COLLECTED DATA
┌──

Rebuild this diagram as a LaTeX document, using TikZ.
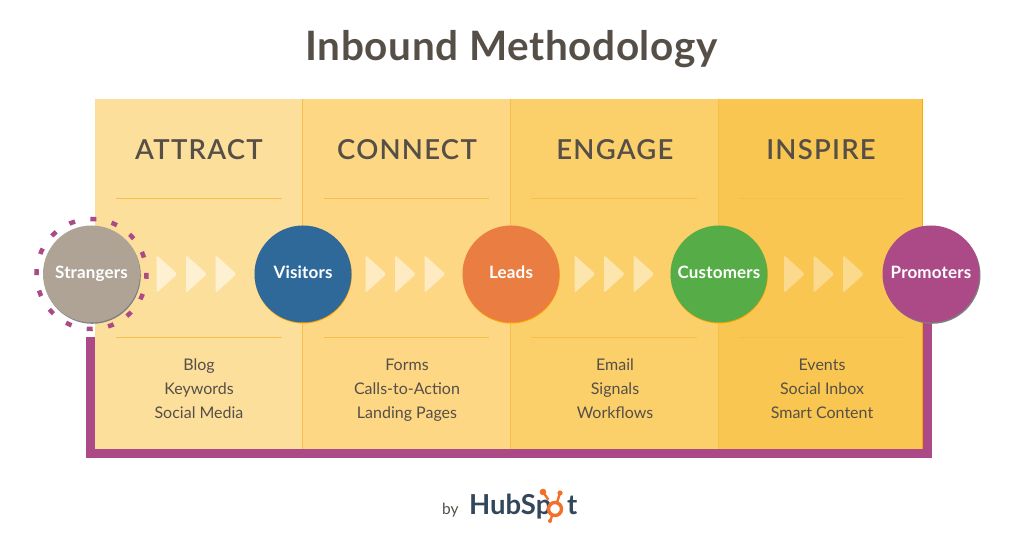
\documentclass[tikz,border=0pt]{standalone}
\usepackage{fontspec}
\usetikzlibrary{calc}
\setmainfont{Lato}
\newfontfamily\titlefont[LetterSpace=1.5]{Lato Bold}
\newfontfamily\headfont[LetterSpace=4.5]{Lato Semibold}
\newfontfamily\itemfont{Lato}
\newfontfamily\circfont[LetterSpace=1]{Lato Bold}
\newfontfamily\logofont{Lato Bold}
\definecolor{pa}{HTML}{FDDF9C}
\definecolor{pb}{HTML}{FDD783}
\definecolor{pc}{HTML}{FBD06B}
\definecolor{pd}{HTML}{F9C651}
\definecolor{edge}{HTML}{F7BE48}
\definecolor{ink}{HTML}{564F47}
\definecolor{plum}{HTML}{AC4A87}
\definecolor{hsdark}{HTML}{33475B}
\definecolor{hsorange}{HTML}{F2702A}
\definecolor{cstr}{HTML}{AFA396}
\definecolor{cvis}{HTML}{2E699A}
\definecolor{clea}{HTML}{EA7E42}
\definecolor{ccus}{HTML}{56AC47}
\tikzset{
  head/.style={text=ink,font=\headfont\fontsize{27.5}{30}\selectfont,anchor=base,inner sep=0},
  item/.style={text=ink,font=\itemfont\fontsize{16}{18}\selectfont,anchor=base,inner sep=0},
  stage/.style={circle,minimum size=97,inner sep=0,text=white,text height=12,text depth=2,font=\circfont\fontsize{17}{18}\selectfont},
  rule/.style={line width=0.7,draw=edge},
  chev/.style={rounded corners=2.5},
  loopband/.style={draw=plum,line width=9,line join=miter},
  ring/.style={circle,minimum size=110,inner sep=0,draw=plum,line width=4.5,dash pattern=on 6 off 15.6,dash phase=4.9},
}
\newcommand{\chevs}[2]{%
  \foreach \dx in {0,29.5,59}{%
    \fill[#2,chev] (#1+\dx,255) -- (#1+\dx+21,274) -- (#1+\dx,293) -- cycle;}}
\begin{document}
\begin{tikzpicture}[x=1pt,y=-1pt]
\useasboundingbox (0,0) rectangle (1021,545);
\fill[white] (0,0) rectangle (1021,545);
\node[anchor=base,inner sep=0,text=ink,font=\titlefont\fontsize{40.5}{46}\selectfont] (title) at (511.5,61) {Inbound Methodology};
% panels
\fill[pa] (95,99) rectangle (302,449);
\fill[pb] (302,99) rectangle (510,449);
\fill[pc] (510,99) rectangle (718,449);
\fill[pd] (718,99) rectangle (922,449);
\draw[edge,line width=0.8] (302,99) -- (302,449);
\draw[edge,line width=0.8] (510,99) -- (510,449);
\draw[edge,line width=0.8] (718,99) -- (718,449);
\draw[orange!70!yellow,line width=0.8] (922,99) -- (922,449) -- (718,449);
% heads
\node[head] (h1) at (199,159.5) {ATTRACT};
\node[head] (h2) at (407,159.5) {CONNECT};
\node[head] (h3) at (615,159.5) {ENGAGE};
\node[head] (h4) at (821,159.5) {INSPIRE};
% rules
\foreach \a/\b in {116/282,324/489,531/697,739/904}{
  \draw[rule] (\a,198) -- (\b,198);
  \draw[rule] (\a,337) -- (\b,337);
}
% items
\node[item] (i11) at (199,370.5) {Blog};
\node[item] (i12) at (199,394.5) {Keywords};
\node[item] (i13) at (199,418.5) {Social Media};
\node[item] (i21) at (407,370.5) {Forms};
\node[item] (i22) at (407,394.5) {Calls-to-Action};
\node[item] (i23) at (407,418.5) {Landing Pages};
\node[item] (i31) at (615,370.5) {Email};
\node[item] (i32) at (615,394.5) {Signals};
\node[item] (i33) at (615,418.5) {Workflows};
\node[item] (i41) at (822,370.5) {Events};
\node[item] (i42) at (822,394.5) {Social Inbox};
\node[item] (i43) at (822,418.5) {Smart Content};
% chevrons
\chevs{156.5}{white!55!pa}
\chevs{365.5}{white!50!pb}
\chevs{574.5}{white!45!pc}
\chevs{784}{white!35!pd}
% loop
\coordinate (ls) at (90.5,337);
\coordinate (lb) at (90.5,453.5);
\coordinate (rb) at (927,453.5);
\coordinate (rs) at (927,300);
\draw[loopband] (ls) -- (lb) -- (rb) -- (rs);
% shadows
\fill[black!50] (92.3,275.3) circle (48.5);
\fill[black!50] (932,275.3) circle (48.5);
\fill[orange!70!yellow] (303.3,275) circle (48.5);
\fill[orange!70!yellow] (511.3,275) circle (48.5);
\fill[orange!70!yellow] (719.3,275) circle (48.5);
% stages
\node[stage,fill=cstr] (strangers) at (91.5,274) {Strangers};
\node[stage,fill=cvis] (visitors) at (303,274) {Visitors};
\node[stage,fill=clea] (leads) at (511,274) {Leads};
\node[stage,fill=ccus] (customers) at (719,274) {Customers};
\node[stage,fill=plum] (promoters) at (931,274) {Promoters};
\node[ring] (halo) at (91.5,274) {};
% logo
\node[anchor=base west,inner sep=0,text=ink,font=\itemfont\fontsize{15.5}{18}\selectfont] (by) at (442,514) {by};
\node[anchor=base west,inner sep=0,text=hsdark,font=\logofont\fontsize{27.5}{30}\selectfont] (hs) at (469,514.5) {HubSp};
\node[anchor=base west,inner sep=0,text=hsdark,font=\logofont\fontsize{27.5}{30}\selectfont] (hst) at (567,514.5) {t};
\coordinate (sc) at (555,509);
\coordinate (s1) at (543,492);
\coordinate (s2) at (560,493);
\coordinate (s3) at (550,521);
\draw[hsorange,line width=2.4] (s1) -- ($(sc)!0.55!(s1)$);
\draw[hsorange,line width=2.4] (s2) -- ($(sc)!0.45!(s2)$);
\draw[hsorange,line width=2.4] (s3) -- ($(sc)!0.6!(s3)$);
\draw[hsorange,line width=3.4,fill=white] (sc) circle (6.5);
\fill[hsorange] (s1) circle (3.3);
\fill[hsorange] (s2) circle (2.6);
\fill[hsorange] (s3) circle (2);
\end{tikzpicture}
\end{document}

└──

TASK INSTRUCTIONS
Transcribe the listing in full. Omit the pictures and keep every line exact.

ANSWER TO THE EXERCISE
Rebuild this diagram as a LaTeX document, using TikZ.
\documentclass[tikz,border=0pt]{standalone}
\usepackage{fontspec}
\usetikzlibrary{calc}
\setmainfont{Lato}
\newfontfamily\titlefont[LetterSpace=1.5]{Lato Bold}
\newfontfamily\headfont[LetterSpace=4.5]{Lato Semibold}
\newfontfamily\itemfont{Lato}
\newfontfamily\circfont[LetterSpace=1]{Lato Bold}
\newfontfamily\logofont{Lato Bold}
\definecolor{pa}{HTML}{FDDF9C}
\definecolor{pb}{HTML}{FDD783}
\definecolor{pc}{HTML}{FBD06B}
\definecolor{pd}{HTML}{F9C651}
\definecolor{edge}{HTML}{F7BE48}
\definecolor{ink}{HTML}{564F47}
\definecolor{plum}{HTML}{AC4A87}
\definecolor{hsdark}{HTML}{33475B}
\definecolor{hsorange}{HTML}{F2702A}
\definecolor{cstr}{HTML}{AFA396}
\definecolor{cvis}{HTML}{2E699A}
\definecolor{clea}{HTML}{EA7E42}
\definecolor{ccus}{HTML}{56AC47}
\tikzset{
  head/.style={text=ink,font=\headfont\fontsize{27.5}{30}\selectfont,anchor=base,inner sep=0},
  item/.style={text=ink,font=\itemfont\fontsize{16}{18}\selectfont,anchor=base,inner sep=0},
  stage/.style={circle,minimum size=97,inner sep=0,text=white,text height=12,text depth=2,font=\circfont\fontsize{17}{18}\selectfont},
  rule/.style={line width=0.7,draw=edge},
  chev/.style={rounded corners=2.5},
  loopband/.style={draw=plum,line width=9,line join=miter},
  ring/.style={circle,minimum size=110,inner sep=0,draw=plum,line width=4.5,dash pattern=on 6 off 15.6,dash phase=4.9},
}
\newcommand{\chevs}[2]{%
  \foreach \dx in {0,29.5,59}{%
    \fill[#2,chev] (#1+\dx,255) -- (#1+\dx+21,274) -- (#1+\dx,293) -- cycle;}}
\begin{document}
\begin{tikzpicture}[x=1pt,y=-1pt]
\useasboundingbox (0,0) rectangle (1021,545);
\fill[white] (0,0) rectangle (1021,545);
\node[anchor=base,inner sep=0,text=ink,font=\titlefont\fontsize{40.5}{46}\selectfont] (title) at (511.5,61) {Inbound Methodology};
% panels
\fill[pa] (95,99) rectangle (302,449);
\fill[pb] (302,99) rectangle (510,449);
\fill[pc] (510,99) rectangle (718,449);
\fill[pd] (718,99) rectangle (922,449);
\draw[edge,line width=0.8] (302,99) -- (302,449);
\draw[edge,line width=0.8] (510,99) -- (510,449);
\draw[edge,line width=0.8] (718,99) -- (718,449);
\draw[orange!70!yellow,line width=0.8] (922,99) -- (922,449) -- (718,449);
% heads
\node[head] (h1) at (199,159.5) {ATTRACT};
\node[head] (h2) at (407,159.5) {CONNECT};
\node[head] (h3) at (615,159.5) {ENGAGE};
\node[head] (h4) at (821,159.5) {INSPIRE};
% rules
\foreach \a/\b in {116/282,324/489,531/697,739/904}{
  \draw[rule] (\a,198) -- (\b,198);
  \draw[rule] (\a,337) -- (\b,337);
}
% items
\node[item] (i11) at (199,370.5) {Blog};
\node[item] (i12) at (199,394.5) {Keywords};
\node[item] (i13) at (199,418.5) {Social Media};
\node[item] (i21) at (407,370.5) {Forms};
\node[item] (i22) at (407,394.5) {Calls-to-Action};
\node[item] (i23) at (407,418.5) {Landing Pages};
\node[item] (i31) at (615,370.5) {Email};
\node[item] (i32) at (615,394.5) {Signals};
\node[item] (i33) at (615,418.5) {Workflows};
\node[item] (i41) at (822,370.5) {Events};
\node[item] (i42) at (822,394.5) {Social Inbox};
\node[item] (i43) at (822,418.5) {Smart Content};
% chevrons
\chevs{156.5}{white!55!pa}
\chevs{365.5}{white!50!pb}
\chevs{574.5}{white!45!pc}
\chevs{784}{white!35!pd}
% loop
\coordinate (ls) at (90.5,337);
\coordinate (lb) at (90.5,453.5);
\coordinate (rb) at (927,453.5);
\coordinate (rs) at (927,300);
\draw[loopband] (ls) -- (lb) -- (rb) -- (rs);
% shadows
\fill[black!50] (92.3,275.3) circle (48.5);
\fill[black!50] (932,275.3) circle (48.5);
\fill[orange!70!yellow] (303.3,275) circle (48.5);
\fill[orange!70!yellow] (511.3,275) circle (48.5);
\fill[orange!70!yellow] (719.3,275) circle (48.5);
% stages
\node[stage,fill=cstr] (strangers) at (91.5,274) {Strangers};
\node[stage,fill=cvis] (visitors) at (303,274) {Visitors};
\node[stage,fill=clea] (leads) at (511,274) {Leads};
\node[stage,fill=ccus] (customers) at (719,274) {Customers};
\node[stage,fill=plum] (promoters) at (931,274) {Promoters};
\node[ring] (halo) at (91.5,274) {};
% logo
\node[anchor=base west,inner sep=0,text=ink,font=\itemfont\fontsize{15.5}{18}\selectfont] (by) at (442,514) {by};
\node[anchor=base west,inner sep=0,text=hsdark,font=\logofont\fontsize{27.5}{30}\selectfont] (hs) at (469,514.5) {HubSp};
\node[anchor=base west,inner sep=0,text=hsdark,font=\logofont\fontsize{27.5}{30}\selectfont] (hst) at (567,514.5) {t};
\coordinate (sc) at (555,509);
\coordinate (s1) at (543,492);
\coordinate (s2) at (560,493);
\coordinate (s3) at (550,521);
\draw[hsorange,line width=2.4] (s1) -- ($(sc)!0.55!(s1)$);
\draw[hsorange,line width=2.4] (s2) -- ($(sc)!0.45!(s2)$);
\draw[hsorange,line width=2.4] (s3) -- ($(sc)!0.6!(s3)$);
\draw[hsorange,line width=3.4,fill=white] (sc) circle (6.5);
\fill[hsorange] (s1) circle (3.3);
\fill[hsorange] (s2) circle (2.6);
\fill[hsorange] (s3) circle (2);
\end{tikzpicture}
\end{document}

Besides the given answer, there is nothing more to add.